• [SET PROBLEM]
Copy every line of the listing that holds the string "this".

• [EXERCISE DATA]

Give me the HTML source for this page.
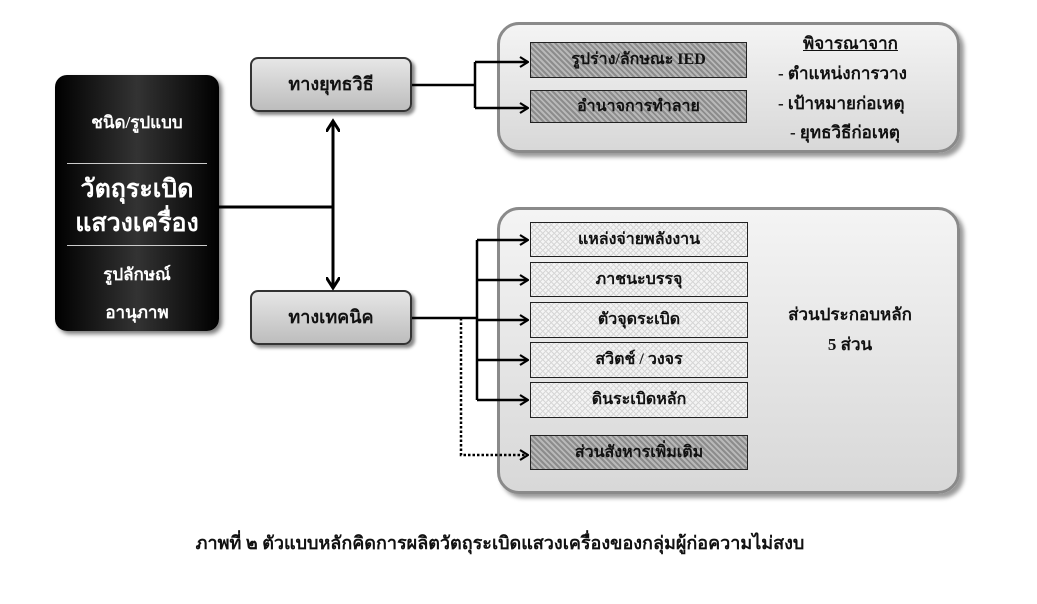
<!DOCTYPE html>
<html><head><meta charset="utf-8"><style>
body{margin:0;width:1037px;height:604px;background:#fff;position:relative;overflow:hidden;font-family:"Liberation Serif","DejaVu Sans",serif;font-weight:bold;color:#111}
.a{position:absolute;box-sizing:border-box}
.panel{background:linear-gradient(#f4f4f4,#d8d8d8);border:3px solid #8a8a8a;border-radius:22px;box-shadow:4px 4px 4px #999}
.btn{background:linear-gradient(#e6e6e6,#bdbdbd);border:2px solid #333;border-radius:8px;box-shadow:3px 3px 3px #888;text-align:center;line-height:50px;font-size:18px}
.ib{border:1.5px solid #222;text-align:center;font-size:16px;background:repeating-linear-gradient(45deg,#d6d6d6 0 1px,transparent 1px 4px),repeating-linear-gradient(-45deg,#d6d6d6 0 1px,#f4f4f4 1px 4px)}
.dk{background:repeating-linear-gradient(45deg,#8c8c8c 0 2px,#b8b8b8 2px 4px)}
.t{position:absolute;white-space:nowrap;font-size:17px}
</style></head><body>
<div class="a" style="left:55px;top:75px;width:164px;height:256px;background:linear-gradient(90deg,#000,#333 50%,#000);border-radius:12px;box-shadow:3px 3px 5px #777;color:#fff;text-align:center">
<div class="a" style="top:34px;width:100%;font-size:17px">ชนิด/รูปแบบ</div>
<div class="a" style="left:12px;top:88px;width:140px;border-top:1px solid #ccc"></div>
<div class="a" style="top:98px;width:100%;font-size:25px;line-height:34px">วัตถุระเบิด<br>แสวงเครื่อง</div>
<div class="a" style="left:12px;top:170px;width:140px;border-top:1px solid #ccc"></div>
<div class="a" style="top:186px;width:100%;font-size:17px">รูปลักษณ์</div>
<div class="a" style="top:224px;width:100%;font-size:17px">อานุภาพ</div>
</div>
<div class="a panel" style="left:497px;top:22px;width:463px;height:131px"></div>
<div class="a panel" style="left:497px;top:207px;width:463px;height:287px"></div>
<div class="a btn" style="left:250px;top:57px;width:162px;height:55px">ทางยุทธวิธี</div>
<div class="a btn" style="left:250px;top:290px;width:162px;height:55px">ทางเทคนิค</div>
<div class="a ib dk" style="left:530px;top:42px;width:217px;height:36px;line-height:34px">รูปร่าง/ลักษณะ IED</div>
<div class="a ib dk" style="left:530px;top:90px;width:217px;height:33px;line-height:31px">อำนาจการทำลาย</div>
<div class="t" style="left:803px;top:30px;text-decoration:underline">พิจารณาจาก</div>
<div class="t" style="left:778px;top:60px">- ตำแหน่งการวาง</div>
<div class="t" style="left:778px;top:90px">- เป้าหมายก่อเหตุ</div>
<div class="t" style="left:790px;top:119px">- ยุทธวิธีก่อเหตุ</div>
<div class="a ib" style="left:530px;top:222px;width:218px;height:35px;line-height:33px">แหล่งจ่ายพลังงาน</div>
<div class="a ib" style="left:530px;top:262px;width:218px;height:35px;line-height:33px">ภาชนะบรรจุ</div>
<div class="a ib" style="left:530px;top:302px;width:218px;height:36px;line-height:34px">ตัวจุดระเบิด</div>
<div class="a ib" style="left:530px;top:342px;width:218px;height:36px;line-height:34px">สวิตช์ / วงจร</div>
<div class="a ib" style="left:530px;top:382px;width:218px;height:36px;line-height:34px">ดินระเบิดหลัก</div>
<div class="a ib dk" style="left:530px;top:435px;width:218px;height:35px;line-height:33px">ส่วนสังหารเพิ่มเติม</div>
<div class="t" style="left:770px;top:300px;width:160px;text-align:center;line-height:30px">ส่วนประกอบหลัก<br>5 ส่วน</div>
<svg class="a" style="left:0;top:0" width="1037" height="604">
<defs><marker id="m" markerWidth="10" markerHeight="12" refX="9" refY="6" orient="auto" markerUnits="userSpaceOnUse"><path d="M1,1L9,6L1,11" fill="none" stroke="#000" stroke-width="2.2"/></marker>
<marker id="b" markerWidth="14" markerHeight="14" refX="10" refY="7" orient="auto" markerUnits="userSpaceOnUse"><path d="M0,0L11,7L0,14" fill="none" stroke="#000" stroke-width="3"/></marker></defs>
<g stroke="#000" stroke-width="2.5" fill="none">
<path d="M219,207H333" stroke-width="3"/>
<path d="M333,207V122" stroke-width="3" marker-end="url(#b)"/>
<path d="M333,207V287" stroke-width="3" marker-end="url(#b)"/>
<path d="M412,85H475M475,62V108"/>
<path d="M475,62H528" marker-end="url(#m)"/><path d="M475,108H528" marker-end="url(#m)"/>
<path d="M412,318H477M477,240V400"/>
<path d="M477,240H528" marker-end="url(#m)"/>
<path d="M477,280H528" marker-end="url(#m)"/>
<path d="M477,320H528" marker-end="url(#m)"/>
<path d="M477,360H528" marker-end="url(#m)"/>
<path d="M477,400H528" marker-end="url(#m)"/>
<path d="M461,318V455H528" stroke-dasharray="2.5,2" marker-end="url(#m)"/>
</g></svg>
<div class="t" style="left:0;width:1000px;top:528px;text-align:center;font-size:18px">ภาพที่ ๒ ตัวแบบหลักคิดการผลิตวัตถุระเบิดแสวงเครื่องของกลุ่มผู้ก่อความไม่สงบ</div>
</body></html>
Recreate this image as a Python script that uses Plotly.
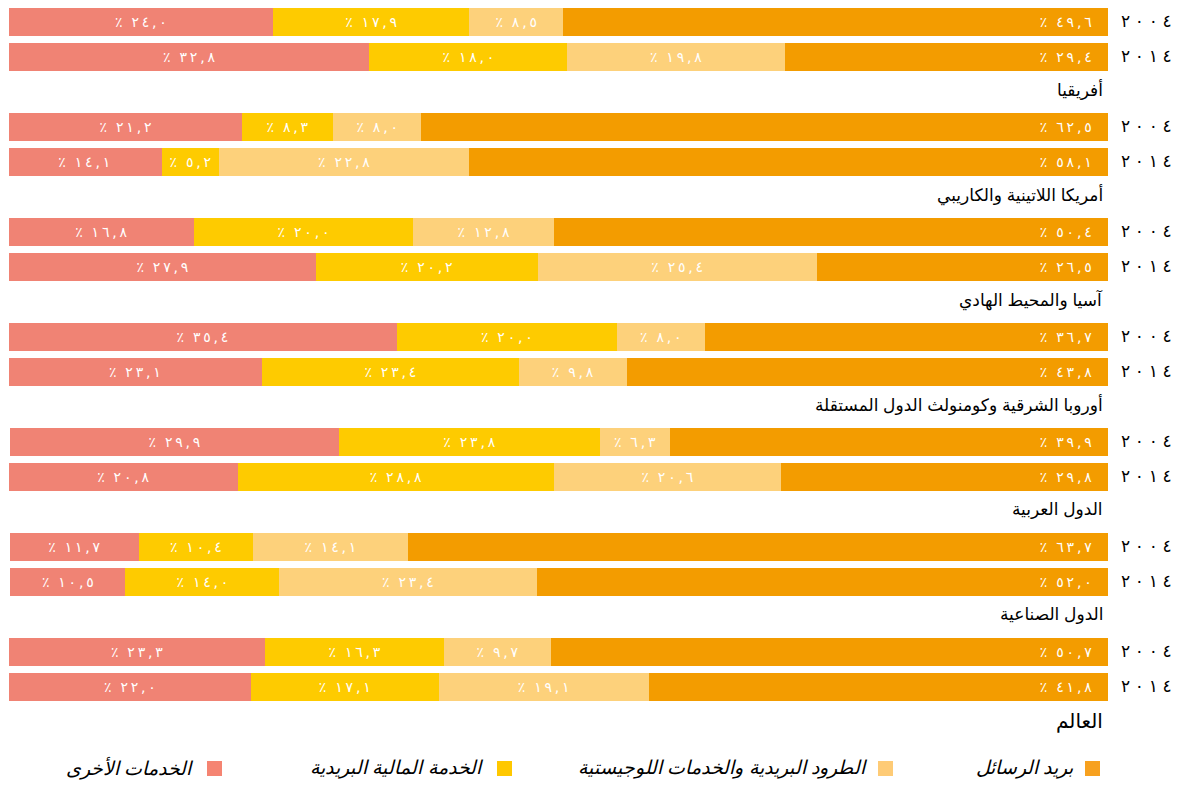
import plotly.graph_objects as go

regions = ["أفريقيا", "أمريكا اللاتينية والكاريبي", "آسيا والمحيط الهادي",
           "أوروبا الشرقية وكومنولث الدول المستقلة", "الدول العربية",
           "الدول الصناعية", "العالم"]
years = ["٢٠٠٤", "٢٠١٤"]

# values per bar, order: region0-2004, region0-2014, region1-2004, ...
letter_mail = [49.6, 29.4, 62.5, 58.1, 50.4, 26.5, 36.7, 43.8, 39.9, 29.8, 63.7, 52.0, 50.7, 41.8]
parcels     = [8.5, 19.8, 8.0, 22.8, 12.8, 25.4, 8.0, 9.8, 6.3, 20.6, 14.1, 23.4, 9.7, 19.1]
financial   = [17.9, 18.0, 8.3, 5.2, 20.0, 20.2, 20.0, 23.4, 23.8, 28.8, 10.4, 14.0, 16.3, 17.1]
other       = [24.0, 32.8, 21.2, 14.1, 16.8, 27.9, 35.4, 23.1, 29.9, 20.8, 11.7, 10.5, 23.3, 22.0]

series_names = ["بريد الرسائل", "الطرود البريدية والخدمات اللوجيستية",
                "الخدمة المالية البريدية", "الخدمات الأخرى"]
bar_colors = ["#F39C00", "#FDD17B", "#FECB00", "#F08374"]
legend_colors = ["#F7A11F", "#FECB76", "#FFC800", "#F58472"]

AR_DIGITS = str.maketrans("0123456789", "٠١٢٣٤٥٦٧٨٩")
LRO, PDF = "\u202d", "\u202c"
THIN = "\u2009"


def spaced(s):
    return THIN.join(s)


def ar_label(v, pad=""):
    num = f"{v:.1f}".replace(".", ",").translate(AR_DIGITS)
    return LRO + "٪\u00a0\u00a0" + spaced(num) + pad + PDF


# y slots: 3 per region (2004, 2014, region name)
y_pos = []
y_text = []
for g in range(len(regions)):
    for k, yr in enumerate(years):
        y_pos.append(3 * g + k)
        y_text.append(LRO + " ".join(yr) + PDF)

fig = go.Figure()
all_series = [letter_mail, parcels, financial, other]
for i, (name, vals) in enumerate(zip(series_names, all_series)):
    pad = "\u00a0\u00a0\u00a0" if i == 0 else ""
    labels = [ar_label(v, pad) for v in vals]
    fig.add_trace(go.Bar(
        name=name, x=vals, y=y_pos, orientation="h",
        marker=dict(color=bar_colors[i], line=dict(width=0)),
        width=0.8,
        text=labels, textposition="inside",
        insidetextanchor="start" if i == 0 else "middle",
        textangle=0, constraintext="none",
        textfont=dict(color="white", size=14, family="DejaVu Sans"),
        hoverinfo="skip", showlegend=False,
    ))

annotations = []
for g, r in enumerate(regions):
    annotations.append(dict(
        xref="paper", yref="y", x=1, y=3 * g + 2 - (0.05 if g < 6 else 0.0),
        xanchor="right", yanchor="middle", xshift=-3,
        text=r, showarrow=False,
        font=dict(size=20 if g == 6 else 17, color="black", family="Arial, DejaVu Sans"),
    ))

# legend (right-to-left layout)
W = 1099.0
H = 735.0
left = 9.0
plot_bottom = 739.0
leg_items = [  # square right px, text right px
    (1100, 1076),
    (893, 870),
    (512, 486),
    (222, 196),
]
shapes = []
for i, (sq_r, tx_r) in enumerate(leg_items):
    shapes.append(dict(
        type="rect", xref="paper", yref="paper",
        x0=(sq_r - 15 - left) / W, x1=(sq_r - left) / W,
        y0=-(776 - plot_bottom) / H, y1=-(761 - plot_bottom) / H,
        fillcolor=legend_colors[i], line=dict(width=0),
    ))
    annotations.append(dict(
        xref="paper", yref="paper", x=(tx_r - left) / W, y=-(768 - plot_bottom) / H,
        xanchor="right", yanchor="middle", showarrow=False,
        text="<i>" + series_names[i] + "</i>",
        font=dict(size=19, color="black", family="Arial, DejaVu Sans"),
    ))

fig.update_layout(
    width=1183, height=785,
    margin=dict(l=9, r=75, t=4, b=46),
    barmode="stack", bargap=0.2,
    plot_bgcolor="white", paper_bgcolor="white",
    xaxis=dict(range=[100, 0], showticklabels=False, showgrid=False,
               zeroline=False, showline=False, fixedrange=True),
    yaxis=dict(range=[20.5, -0.5], side="right", tickmode="array",
               tickvals=y_pos, ticktext=y_text, showgrid=False,
               zeroline=False, showline=False, ticks="",
               ticklabelstandoff=12,
               tickfont=dict(size=17, color="black", family="Arial, DejaVu Sans")),
    annotations=annotations, shapes=shapes,
    font=dict(family="Arial, DejaVu Sans"),
)

fig.write_html("out.html")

• [THE COMPLETED TASK]
Give me the HTML source for this page.
Recreate this image as a Python script that uses Plotly.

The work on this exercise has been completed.